Box 2. Key takeaways: Financially Including Independent Segments of Young Women

  • Independent segments need a full range of financial products in addition to savings – especially credit. While young women’s access to credit is traditionally impeded by lack of collateral and financial history, several FSPs have developed innovative ways to work around these obstacles. Savings, credit, and other products need not be created exclusively for young women but must be tailored to their needs and marketed to resonate with Independent segments as they transition through different life stages. 
  • To retain young women as they age, products should be designed to seamlessly transition from one stage-appropriate service to the next. It is particularly key to create ways to transition legal minors from trust or custodial accounts to accounts of their own.
  • Digital delivery channels may be especially promising for Independent segments given the generally higher levels of digital savvy exhibited by younger vs. older women and the lower barriers to opening mobile accounts. However, both digital access and digital financial literacy (DFL) levels of different Independent segments of young women vary, and specifics are pivotal when formulating a digital delivery strategy. Digital does not completely eliminate the need for a human element in marketing and delivery or for safe and convenient physical transaction points.  
  • Financial capability building remains important for many Independent segments, especially first-time financial services users.
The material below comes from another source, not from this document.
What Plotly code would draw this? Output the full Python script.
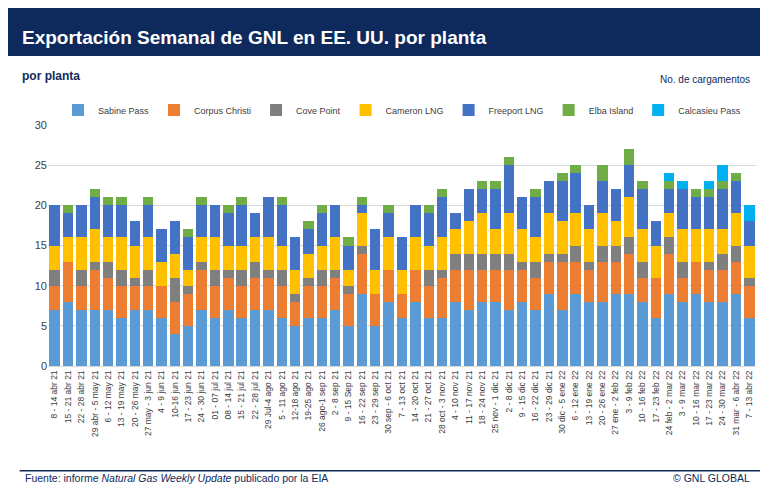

Financial capability content for these segments must be efficient, relevant, and up-to-date, and incorporate DFL as needed. Avoiding over indebtedness is of particular concern, given the specific risks young women may face due to overly large loans (with implications for both product design and financial capability building). Many FSPs, therefore, consider financial education an important investment when serving these segments, and may provide it in-house or through partnerships with specialist organizations.
  • Independent segments of young women can be financially viable FSP clients, assuming a long-term approach that focuses on the elements above, including retention over time and investment in product design, marketing, and financial capability building. This mixes the indicators and the obstacles.